ANKARA (AFP)— Turkish Prime Minister Recep Tayyip Erdogan on Thursday called on neighbouring Iran to act honestly after Tehran’s about-face on Istanbul as the venue for nuclear negotiations.

“It is necessary to act honestly. They continue to lose prestige in the world because of a lack of honesty,” Erdogan told a televised press conference in the latest salvo in the war of words between the two countries.

He was speaking a day after Iranian officials announced that it no longer wanted Turkey to host the next round of nuclear negotiations between Tehran and world powers, apparently because of Ankara’s stance on the Syria crisis.

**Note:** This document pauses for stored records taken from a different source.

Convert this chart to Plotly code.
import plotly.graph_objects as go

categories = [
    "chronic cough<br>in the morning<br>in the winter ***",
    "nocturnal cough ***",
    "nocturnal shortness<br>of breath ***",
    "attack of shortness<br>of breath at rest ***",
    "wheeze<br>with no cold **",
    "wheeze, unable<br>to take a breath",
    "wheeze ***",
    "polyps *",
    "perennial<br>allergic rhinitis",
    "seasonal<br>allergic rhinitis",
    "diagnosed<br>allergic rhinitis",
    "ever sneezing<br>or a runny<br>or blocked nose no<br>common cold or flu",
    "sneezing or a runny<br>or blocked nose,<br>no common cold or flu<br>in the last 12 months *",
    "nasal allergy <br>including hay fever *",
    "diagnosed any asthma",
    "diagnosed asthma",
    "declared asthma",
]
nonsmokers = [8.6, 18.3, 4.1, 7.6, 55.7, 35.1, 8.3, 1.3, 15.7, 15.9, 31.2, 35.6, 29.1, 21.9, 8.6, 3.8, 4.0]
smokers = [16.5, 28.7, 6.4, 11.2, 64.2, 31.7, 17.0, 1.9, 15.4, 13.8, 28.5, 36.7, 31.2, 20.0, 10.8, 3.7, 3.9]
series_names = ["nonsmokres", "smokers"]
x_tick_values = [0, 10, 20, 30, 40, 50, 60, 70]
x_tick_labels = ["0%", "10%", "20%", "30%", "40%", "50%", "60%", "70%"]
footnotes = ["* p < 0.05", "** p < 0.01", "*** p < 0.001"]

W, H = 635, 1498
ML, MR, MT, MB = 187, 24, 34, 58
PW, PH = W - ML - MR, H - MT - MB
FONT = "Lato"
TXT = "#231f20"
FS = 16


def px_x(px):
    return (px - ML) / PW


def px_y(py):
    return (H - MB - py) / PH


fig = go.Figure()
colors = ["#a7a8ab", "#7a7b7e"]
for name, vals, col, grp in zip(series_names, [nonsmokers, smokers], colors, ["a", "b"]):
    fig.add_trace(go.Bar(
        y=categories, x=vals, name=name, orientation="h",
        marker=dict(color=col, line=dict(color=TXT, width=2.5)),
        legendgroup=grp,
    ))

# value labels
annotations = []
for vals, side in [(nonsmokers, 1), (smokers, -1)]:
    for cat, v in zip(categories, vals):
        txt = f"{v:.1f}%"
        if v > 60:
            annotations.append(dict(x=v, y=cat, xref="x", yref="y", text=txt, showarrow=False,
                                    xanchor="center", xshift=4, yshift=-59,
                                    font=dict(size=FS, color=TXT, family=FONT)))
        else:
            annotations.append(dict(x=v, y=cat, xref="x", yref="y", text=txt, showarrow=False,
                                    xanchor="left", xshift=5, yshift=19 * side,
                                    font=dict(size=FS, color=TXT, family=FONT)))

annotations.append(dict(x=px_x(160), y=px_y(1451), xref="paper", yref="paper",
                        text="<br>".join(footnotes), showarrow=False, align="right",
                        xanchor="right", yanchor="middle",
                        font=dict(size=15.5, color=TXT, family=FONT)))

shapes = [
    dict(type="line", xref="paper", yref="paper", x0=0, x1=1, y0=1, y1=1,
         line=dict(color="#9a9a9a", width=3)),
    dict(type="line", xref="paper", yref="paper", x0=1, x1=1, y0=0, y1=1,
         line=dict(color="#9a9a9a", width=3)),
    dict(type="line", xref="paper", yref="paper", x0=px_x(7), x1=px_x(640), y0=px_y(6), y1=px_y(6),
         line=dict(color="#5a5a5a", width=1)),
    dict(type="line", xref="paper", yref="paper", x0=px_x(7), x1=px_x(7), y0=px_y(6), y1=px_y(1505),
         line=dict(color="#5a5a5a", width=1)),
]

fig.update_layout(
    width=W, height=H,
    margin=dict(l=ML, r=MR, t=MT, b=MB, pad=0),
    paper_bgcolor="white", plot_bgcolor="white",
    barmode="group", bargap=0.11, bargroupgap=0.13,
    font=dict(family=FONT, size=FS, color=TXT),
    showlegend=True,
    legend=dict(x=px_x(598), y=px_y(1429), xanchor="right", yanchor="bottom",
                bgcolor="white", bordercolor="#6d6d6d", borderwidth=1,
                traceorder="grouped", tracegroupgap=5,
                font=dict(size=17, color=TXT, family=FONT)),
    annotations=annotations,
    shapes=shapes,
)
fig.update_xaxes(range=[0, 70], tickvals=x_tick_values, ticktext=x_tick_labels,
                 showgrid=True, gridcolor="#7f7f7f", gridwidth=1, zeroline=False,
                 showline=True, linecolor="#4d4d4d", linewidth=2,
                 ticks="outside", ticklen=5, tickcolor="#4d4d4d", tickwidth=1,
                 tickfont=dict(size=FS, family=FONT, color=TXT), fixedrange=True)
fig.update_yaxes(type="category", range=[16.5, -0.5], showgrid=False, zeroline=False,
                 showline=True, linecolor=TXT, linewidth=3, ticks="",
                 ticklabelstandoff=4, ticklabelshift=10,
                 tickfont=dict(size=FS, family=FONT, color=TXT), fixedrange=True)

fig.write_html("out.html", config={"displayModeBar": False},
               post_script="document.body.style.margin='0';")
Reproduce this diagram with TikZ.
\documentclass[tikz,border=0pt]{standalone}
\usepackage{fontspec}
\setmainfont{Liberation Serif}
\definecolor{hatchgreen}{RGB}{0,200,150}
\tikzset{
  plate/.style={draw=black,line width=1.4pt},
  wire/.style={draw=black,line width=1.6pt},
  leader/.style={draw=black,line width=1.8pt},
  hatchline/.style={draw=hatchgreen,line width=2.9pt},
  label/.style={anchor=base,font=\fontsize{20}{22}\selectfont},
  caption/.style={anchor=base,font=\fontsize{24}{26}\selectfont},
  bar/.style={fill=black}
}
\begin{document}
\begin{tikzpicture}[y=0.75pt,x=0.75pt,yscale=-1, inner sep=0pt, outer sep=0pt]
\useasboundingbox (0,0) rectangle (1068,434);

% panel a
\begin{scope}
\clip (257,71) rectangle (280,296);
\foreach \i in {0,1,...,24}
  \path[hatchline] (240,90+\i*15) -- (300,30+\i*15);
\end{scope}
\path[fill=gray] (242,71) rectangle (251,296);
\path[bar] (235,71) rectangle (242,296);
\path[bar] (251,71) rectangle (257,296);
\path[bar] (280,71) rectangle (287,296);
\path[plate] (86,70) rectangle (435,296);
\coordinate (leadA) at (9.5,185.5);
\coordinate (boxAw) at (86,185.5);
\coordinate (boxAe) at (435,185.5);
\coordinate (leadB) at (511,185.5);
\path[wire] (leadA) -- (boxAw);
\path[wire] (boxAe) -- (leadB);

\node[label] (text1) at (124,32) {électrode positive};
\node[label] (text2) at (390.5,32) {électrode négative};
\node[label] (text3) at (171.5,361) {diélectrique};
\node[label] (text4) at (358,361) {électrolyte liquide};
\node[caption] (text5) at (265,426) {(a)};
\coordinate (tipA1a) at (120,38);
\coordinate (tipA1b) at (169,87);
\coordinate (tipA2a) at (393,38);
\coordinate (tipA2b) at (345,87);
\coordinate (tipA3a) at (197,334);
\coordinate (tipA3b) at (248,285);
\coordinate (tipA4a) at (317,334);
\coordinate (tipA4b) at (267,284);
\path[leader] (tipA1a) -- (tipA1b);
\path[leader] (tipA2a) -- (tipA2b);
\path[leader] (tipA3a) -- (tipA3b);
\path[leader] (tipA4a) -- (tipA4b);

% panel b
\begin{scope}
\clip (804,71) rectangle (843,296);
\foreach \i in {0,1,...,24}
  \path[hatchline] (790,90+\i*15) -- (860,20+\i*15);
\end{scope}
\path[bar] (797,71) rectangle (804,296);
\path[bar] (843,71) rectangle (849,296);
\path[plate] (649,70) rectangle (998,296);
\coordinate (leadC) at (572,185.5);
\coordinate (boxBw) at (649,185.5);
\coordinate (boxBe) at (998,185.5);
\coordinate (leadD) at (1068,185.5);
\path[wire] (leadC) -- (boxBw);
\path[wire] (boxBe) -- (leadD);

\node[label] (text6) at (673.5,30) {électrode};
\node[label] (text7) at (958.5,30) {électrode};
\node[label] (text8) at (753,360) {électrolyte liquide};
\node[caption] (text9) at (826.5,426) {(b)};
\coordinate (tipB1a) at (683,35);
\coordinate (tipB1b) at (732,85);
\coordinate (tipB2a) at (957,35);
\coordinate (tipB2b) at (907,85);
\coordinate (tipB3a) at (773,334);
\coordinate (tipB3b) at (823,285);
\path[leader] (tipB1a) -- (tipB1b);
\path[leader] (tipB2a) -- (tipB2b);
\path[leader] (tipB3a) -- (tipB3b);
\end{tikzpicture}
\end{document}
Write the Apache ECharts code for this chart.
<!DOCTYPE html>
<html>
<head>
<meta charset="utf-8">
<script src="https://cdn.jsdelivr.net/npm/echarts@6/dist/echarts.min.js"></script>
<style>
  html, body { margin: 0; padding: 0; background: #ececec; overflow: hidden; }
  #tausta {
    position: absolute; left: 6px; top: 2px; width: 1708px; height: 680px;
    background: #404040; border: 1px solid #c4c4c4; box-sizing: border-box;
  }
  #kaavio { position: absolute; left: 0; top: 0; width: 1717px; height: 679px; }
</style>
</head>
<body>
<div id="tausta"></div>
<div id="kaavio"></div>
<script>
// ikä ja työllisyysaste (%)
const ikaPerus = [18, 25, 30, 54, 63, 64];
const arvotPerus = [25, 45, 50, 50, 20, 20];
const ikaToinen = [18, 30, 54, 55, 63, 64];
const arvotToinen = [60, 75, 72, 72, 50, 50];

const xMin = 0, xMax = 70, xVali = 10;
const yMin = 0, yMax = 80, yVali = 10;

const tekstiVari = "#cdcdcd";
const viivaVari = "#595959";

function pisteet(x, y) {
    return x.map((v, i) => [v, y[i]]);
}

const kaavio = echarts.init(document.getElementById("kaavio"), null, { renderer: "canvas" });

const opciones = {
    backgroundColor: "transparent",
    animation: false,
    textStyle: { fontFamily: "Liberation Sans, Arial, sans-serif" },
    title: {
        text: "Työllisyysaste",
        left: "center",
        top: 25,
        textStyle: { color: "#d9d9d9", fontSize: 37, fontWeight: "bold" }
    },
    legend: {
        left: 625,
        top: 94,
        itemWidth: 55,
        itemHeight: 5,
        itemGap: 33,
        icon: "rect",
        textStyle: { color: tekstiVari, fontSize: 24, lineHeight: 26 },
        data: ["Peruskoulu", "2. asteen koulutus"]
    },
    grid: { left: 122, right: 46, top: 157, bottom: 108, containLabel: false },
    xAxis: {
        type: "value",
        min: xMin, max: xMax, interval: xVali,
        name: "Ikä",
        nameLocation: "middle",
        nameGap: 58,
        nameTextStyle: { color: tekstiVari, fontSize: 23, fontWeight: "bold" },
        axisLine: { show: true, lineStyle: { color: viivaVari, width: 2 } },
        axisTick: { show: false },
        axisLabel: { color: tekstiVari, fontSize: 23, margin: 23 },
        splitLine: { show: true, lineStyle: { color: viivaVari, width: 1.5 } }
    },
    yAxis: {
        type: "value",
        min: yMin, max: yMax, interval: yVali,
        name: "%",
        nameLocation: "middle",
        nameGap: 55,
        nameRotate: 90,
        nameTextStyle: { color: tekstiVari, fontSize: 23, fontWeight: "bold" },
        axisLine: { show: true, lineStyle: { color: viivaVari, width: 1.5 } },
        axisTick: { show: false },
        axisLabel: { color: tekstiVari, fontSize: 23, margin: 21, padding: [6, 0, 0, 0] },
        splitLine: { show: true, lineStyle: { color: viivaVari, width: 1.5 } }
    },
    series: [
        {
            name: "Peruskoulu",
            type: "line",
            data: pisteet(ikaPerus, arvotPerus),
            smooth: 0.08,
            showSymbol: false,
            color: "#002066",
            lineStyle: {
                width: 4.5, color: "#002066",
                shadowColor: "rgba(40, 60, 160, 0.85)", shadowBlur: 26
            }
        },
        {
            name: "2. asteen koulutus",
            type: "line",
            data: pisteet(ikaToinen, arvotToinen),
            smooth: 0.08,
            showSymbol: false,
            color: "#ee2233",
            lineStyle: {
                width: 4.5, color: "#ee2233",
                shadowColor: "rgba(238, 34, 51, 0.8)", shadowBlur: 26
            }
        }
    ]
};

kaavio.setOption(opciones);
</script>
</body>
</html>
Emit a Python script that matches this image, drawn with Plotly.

Instead, Tehran says Baghdad or Beijing could hold the meeting due April 13 and 14.

“Taking into account the extremist and illogical position of Turkey on Syria… Turkey has de facto lost any competence to host the meeting,” Aladin Borujerdi, the head of the Iranian parliament’s foreign affairs commission, said Wednesday.

Turkey has for the past two years acted as an intermediary between Iran and world powers on the nuclear issue. But its increasingly strident stance against President Bashar al-Assad’s regime over more than a year of deadly violence in Syria has been poisoning relations.

Erdogan said Iran would gain prestige if the talks were held in Turkey because “we will display a fair approach”.

Iran said it no longer wanted Turkey to host the nuclear talks after it staged a second “Friends of Syria” conference last Sunday which was sympathetic to the Syrian opposition.

Iranian parliament speaker Ali Larijani criticised the meeting, prompting Turkey’s foreign ministry to summoned the Iranian ambassador Wednesday to express Ankara’s dismay at comments that “obviously contradicted the deep-rooted relations” between the two countries.

Ties have soured since Ankara agreed to implement a NATO-led early warning defence system last year, which Iran deems is hostile to the Islamic republic.

Ankara has also joined a US-imposed sanctions push to cut purchases of Iranian oil.